* WRITTEN PROBLEM:
Check every line of the material below for the string "this", and return the ones that have it.

* RECORDS FOR THE EXERCISE:

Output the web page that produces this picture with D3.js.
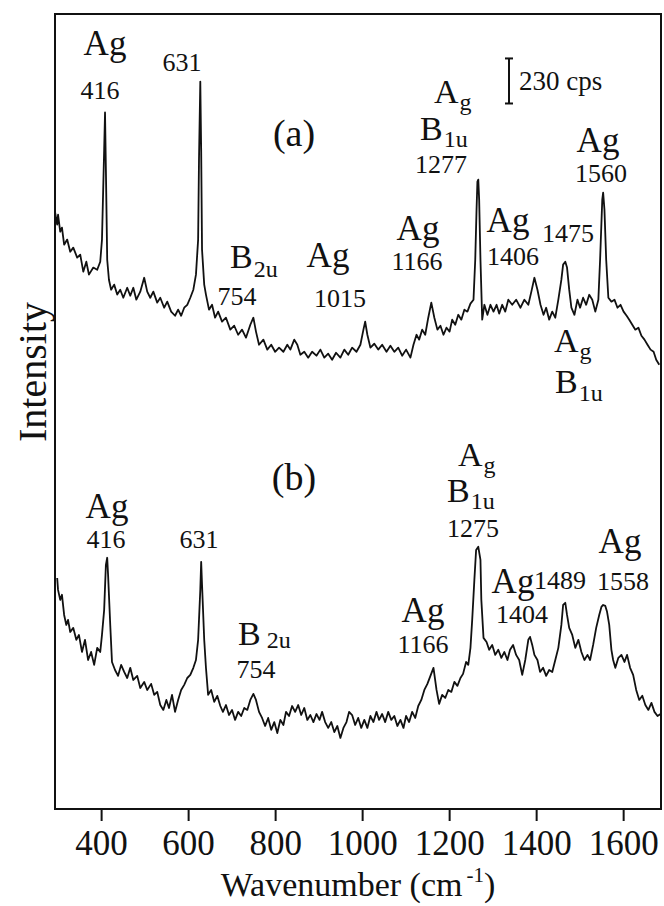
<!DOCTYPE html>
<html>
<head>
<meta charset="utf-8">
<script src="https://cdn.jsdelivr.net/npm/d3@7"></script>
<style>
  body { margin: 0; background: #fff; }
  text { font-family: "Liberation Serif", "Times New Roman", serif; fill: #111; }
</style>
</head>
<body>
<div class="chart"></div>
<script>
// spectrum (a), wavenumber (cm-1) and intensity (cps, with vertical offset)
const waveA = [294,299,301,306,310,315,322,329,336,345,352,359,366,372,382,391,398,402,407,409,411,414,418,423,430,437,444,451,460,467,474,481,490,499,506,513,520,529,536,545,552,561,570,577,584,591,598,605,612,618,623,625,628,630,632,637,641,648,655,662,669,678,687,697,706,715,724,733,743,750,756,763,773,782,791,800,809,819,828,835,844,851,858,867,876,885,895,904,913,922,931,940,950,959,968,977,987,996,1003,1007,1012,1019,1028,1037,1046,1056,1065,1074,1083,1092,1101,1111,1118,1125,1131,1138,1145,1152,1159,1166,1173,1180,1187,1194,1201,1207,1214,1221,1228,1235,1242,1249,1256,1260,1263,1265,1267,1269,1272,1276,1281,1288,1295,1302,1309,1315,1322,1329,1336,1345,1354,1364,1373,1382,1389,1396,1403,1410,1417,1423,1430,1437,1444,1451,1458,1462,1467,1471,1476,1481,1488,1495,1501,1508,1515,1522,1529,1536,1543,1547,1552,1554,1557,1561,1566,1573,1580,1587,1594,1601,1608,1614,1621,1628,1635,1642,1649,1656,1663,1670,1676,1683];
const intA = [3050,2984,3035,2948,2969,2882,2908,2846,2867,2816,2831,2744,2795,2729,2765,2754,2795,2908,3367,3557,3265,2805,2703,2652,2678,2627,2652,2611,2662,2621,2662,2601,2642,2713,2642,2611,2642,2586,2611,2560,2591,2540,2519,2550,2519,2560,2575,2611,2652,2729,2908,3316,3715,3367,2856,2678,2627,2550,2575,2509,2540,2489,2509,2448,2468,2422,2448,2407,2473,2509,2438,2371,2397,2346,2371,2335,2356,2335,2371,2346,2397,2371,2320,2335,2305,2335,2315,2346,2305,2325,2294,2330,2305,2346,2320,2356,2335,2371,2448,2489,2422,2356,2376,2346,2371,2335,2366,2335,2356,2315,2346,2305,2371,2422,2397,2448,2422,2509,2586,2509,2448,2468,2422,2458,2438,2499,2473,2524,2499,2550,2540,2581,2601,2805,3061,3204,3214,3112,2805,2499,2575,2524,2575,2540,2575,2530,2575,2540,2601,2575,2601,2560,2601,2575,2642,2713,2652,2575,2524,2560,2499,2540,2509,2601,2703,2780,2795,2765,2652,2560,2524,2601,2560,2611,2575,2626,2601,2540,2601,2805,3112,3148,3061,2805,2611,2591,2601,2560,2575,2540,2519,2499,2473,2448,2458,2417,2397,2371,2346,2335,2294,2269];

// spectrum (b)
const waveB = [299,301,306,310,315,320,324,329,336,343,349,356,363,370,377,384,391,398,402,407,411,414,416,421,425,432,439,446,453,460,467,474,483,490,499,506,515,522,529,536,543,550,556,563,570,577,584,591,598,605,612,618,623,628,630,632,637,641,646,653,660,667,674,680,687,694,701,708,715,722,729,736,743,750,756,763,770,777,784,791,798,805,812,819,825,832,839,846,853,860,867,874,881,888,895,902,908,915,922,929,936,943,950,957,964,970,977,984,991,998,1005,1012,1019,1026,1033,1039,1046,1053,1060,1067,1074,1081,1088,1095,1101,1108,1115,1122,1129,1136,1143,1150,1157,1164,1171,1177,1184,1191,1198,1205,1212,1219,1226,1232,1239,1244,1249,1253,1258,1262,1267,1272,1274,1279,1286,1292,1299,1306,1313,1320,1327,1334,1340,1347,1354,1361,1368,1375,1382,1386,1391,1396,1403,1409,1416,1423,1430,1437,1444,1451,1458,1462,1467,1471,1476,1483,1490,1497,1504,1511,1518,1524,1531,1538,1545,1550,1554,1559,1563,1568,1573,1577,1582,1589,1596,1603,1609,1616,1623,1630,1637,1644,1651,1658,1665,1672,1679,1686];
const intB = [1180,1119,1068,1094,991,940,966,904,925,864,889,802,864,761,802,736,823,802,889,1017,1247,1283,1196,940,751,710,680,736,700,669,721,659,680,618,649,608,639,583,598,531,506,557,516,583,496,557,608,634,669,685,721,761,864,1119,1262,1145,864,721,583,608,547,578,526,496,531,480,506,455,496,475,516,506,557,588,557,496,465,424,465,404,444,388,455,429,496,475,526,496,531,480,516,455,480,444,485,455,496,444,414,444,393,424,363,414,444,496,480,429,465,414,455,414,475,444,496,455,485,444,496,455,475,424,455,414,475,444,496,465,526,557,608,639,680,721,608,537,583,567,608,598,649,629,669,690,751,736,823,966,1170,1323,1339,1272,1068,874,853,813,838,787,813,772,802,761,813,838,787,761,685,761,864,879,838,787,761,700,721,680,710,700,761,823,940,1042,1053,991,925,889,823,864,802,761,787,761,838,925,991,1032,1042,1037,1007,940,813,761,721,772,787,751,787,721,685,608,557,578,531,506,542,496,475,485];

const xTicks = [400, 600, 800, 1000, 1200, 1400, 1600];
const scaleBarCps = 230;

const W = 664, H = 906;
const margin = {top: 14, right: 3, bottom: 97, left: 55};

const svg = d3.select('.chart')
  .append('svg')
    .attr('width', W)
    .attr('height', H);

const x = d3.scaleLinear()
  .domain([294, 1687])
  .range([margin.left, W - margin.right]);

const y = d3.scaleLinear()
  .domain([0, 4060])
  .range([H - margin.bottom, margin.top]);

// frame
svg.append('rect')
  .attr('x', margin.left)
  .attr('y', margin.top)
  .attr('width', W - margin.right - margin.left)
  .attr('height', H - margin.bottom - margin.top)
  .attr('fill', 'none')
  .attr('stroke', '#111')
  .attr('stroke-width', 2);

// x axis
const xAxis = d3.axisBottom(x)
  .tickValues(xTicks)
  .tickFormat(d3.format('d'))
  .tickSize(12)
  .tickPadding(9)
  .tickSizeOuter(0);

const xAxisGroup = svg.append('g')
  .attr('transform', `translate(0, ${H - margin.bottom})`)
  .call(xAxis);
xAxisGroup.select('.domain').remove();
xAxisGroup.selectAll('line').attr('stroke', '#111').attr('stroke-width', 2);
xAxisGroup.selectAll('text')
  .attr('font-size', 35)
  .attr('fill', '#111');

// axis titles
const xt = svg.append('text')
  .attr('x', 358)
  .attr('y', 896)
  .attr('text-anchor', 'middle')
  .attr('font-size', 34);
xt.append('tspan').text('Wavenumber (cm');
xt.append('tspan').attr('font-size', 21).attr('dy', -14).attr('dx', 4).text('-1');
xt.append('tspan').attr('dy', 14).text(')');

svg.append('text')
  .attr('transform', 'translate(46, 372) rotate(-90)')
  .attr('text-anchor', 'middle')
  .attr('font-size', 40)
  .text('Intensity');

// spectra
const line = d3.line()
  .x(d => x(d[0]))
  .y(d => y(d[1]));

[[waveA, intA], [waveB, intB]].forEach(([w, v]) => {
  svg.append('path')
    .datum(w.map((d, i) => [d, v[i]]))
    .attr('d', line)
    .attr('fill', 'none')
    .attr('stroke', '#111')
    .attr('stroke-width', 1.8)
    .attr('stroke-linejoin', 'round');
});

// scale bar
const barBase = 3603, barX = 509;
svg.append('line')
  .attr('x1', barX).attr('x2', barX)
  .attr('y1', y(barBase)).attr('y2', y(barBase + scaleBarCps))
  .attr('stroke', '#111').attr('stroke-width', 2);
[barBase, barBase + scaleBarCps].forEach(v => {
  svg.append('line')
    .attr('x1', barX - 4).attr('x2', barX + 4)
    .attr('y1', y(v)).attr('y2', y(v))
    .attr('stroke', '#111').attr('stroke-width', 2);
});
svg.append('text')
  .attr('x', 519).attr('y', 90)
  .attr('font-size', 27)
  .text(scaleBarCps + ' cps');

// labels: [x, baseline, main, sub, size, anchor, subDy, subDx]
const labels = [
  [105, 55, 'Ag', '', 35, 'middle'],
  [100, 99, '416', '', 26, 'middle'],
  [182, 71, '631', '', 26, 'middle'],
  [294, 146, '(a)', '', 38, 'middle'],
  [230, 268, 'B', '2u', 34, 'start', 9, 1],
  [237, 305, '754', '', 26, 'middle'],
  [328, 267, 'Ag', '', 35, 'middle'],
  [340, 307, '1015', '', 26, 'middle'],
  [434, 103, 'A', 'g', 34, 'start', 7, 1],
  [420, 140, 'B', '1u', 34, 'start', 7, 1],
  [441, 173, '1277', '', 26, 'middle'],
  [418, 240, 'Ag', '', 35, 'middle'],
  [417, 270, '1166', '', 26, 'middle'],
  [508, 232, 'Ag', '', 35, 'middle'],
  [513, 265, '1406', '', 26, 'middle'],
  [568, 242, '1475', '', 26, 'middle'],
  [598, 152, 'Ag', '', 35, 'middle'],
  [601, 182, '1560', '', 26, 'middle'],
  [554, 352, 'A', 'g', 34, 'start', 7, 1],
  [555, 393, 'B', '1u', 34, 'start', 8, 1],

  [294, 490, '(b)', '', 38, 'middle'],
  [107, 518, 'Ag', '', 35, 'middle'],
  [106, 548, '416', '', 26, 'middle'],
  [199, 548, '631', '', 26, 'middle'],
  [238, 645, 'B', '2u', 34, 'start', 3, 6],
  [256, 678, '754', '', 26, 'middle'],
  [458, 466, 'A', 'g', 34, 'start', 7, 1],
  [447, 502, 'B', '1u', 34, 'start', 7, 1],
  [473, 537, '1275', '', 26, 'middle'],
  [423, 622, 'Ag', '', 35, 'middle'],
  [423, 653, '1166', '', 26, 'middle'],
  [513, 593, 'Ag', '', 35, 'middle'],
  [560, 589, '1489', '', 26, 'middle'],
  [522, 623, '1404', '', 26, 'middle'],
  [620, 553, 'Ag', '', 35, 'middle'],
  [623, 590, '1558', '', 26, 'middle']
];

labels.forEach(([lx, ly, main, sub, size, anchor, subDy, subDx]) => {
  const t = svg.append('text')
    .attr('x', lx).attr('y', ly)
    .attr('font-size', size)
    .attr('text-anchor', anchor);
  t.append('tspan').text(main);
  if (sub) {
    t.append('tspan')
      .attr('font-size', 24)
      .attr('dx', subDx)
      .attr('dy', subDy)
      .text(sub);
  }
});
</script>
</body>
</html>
--
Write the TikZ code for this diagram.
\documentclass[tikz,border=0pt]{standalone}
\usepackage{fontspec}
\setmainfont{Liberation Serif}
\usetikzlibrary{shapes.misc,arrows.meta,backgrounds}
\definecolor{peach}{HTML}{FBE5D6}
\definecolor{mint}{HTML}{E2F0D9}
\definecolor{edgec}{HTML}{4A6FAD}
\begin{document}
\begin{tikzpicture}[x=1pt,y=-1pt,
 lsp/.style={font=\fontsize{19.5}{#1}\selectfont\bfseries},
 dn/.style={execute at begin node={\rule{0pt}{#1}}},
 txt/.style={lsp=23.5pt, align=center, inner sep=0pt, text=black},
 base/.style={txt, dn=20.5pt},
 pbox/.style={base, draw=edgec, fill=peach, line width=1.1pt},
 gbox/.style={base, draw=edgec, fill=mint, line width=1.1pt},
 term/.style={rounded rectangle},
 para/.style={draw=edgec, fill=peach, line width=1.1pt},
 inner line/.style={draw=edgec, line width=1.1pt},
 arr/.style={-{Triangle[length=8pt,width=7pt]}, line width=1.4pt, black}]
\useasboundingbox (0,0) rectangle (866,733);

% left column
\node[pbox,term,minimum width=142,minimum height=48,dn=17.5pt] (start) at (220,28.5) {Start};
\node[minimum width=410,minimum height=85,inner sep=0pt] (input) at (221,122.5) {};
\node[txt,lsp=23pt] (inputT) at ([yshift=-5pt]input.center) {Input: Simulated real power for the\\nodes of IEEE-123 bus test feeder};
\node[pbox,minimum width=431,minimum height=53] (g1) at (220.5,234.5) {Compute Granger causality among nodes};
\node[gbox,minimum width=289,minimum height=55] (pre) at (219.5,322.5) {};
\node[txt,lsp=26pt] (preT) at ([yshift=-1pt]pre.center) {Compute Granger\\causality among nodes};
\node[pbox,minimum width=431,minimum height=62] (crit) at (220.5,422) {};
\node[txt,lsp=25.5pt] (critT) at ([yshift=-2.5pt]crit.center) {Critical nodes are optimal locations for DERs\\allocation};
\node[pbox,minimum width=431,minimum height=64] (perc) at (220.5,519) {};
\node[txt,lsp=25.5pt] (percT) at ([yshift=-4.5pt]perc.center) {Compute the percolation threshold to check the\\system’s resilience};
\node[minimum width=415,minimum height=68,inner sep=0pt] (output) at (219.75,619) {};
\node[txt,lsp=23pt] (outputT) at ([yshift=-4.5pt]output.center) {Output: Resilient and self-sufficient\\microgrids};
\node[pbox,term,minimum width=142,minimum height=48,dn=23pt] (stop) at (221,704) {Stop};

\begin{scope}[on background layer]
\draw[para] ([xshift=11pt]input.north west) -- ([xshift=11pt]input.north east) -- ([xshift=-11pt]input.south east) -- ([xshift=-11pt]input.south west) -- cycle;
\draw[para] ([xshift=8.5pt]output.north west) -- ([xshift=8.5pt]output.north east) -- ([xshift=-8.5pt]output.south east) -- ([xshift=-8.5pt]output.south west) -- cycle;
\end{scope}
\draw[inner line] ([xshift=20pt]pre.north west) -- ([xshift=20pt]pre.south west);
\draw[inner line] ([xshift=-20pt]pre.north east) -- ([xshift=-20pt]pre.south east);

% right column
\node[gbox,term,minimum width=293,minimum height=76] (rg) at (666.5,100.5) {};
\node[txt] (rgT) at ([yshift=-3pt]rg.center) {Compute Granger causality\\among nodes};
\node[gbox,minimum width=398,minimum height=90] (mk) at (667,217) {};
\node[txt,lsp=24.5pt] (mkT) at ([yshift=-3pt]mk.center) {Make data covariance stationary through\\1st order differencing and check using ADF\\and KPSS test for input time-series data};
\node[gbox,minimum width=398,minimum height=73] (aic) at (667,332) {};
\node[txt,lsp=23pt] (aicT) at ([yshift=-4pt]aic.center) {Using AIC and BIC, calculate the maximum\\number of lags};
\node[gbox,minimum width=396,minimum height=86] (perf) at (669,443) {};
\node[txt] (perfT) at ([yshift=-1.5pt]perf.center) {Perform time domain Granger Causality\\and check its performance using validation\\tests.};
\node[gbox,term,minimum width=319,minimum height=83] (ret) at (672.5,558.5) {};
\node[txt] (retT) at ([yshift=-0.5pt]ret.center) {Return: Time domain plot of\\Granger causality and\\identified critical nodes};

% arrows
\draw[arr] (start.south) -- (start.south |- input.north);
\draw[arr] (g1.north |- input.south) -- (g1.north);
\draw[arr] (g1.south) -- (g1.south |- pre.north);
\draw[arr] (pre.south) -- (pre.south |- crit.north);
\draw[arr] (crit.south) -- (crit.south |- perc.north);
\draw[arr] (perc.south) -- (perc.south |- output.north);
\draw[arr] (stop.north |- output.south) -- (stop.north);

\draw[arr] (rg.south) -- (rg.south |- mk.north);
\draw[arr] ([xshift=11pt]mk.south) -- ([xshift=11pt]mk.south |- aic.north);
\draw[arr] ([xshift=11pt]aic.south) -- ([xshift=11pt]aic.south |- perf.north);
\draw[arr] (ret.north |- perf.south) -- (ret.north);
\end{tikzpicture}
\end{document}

* EXERCISE SOLUTION:
Output the web page that produces this picture with D3.js.
Write the TikZ code for this diagram.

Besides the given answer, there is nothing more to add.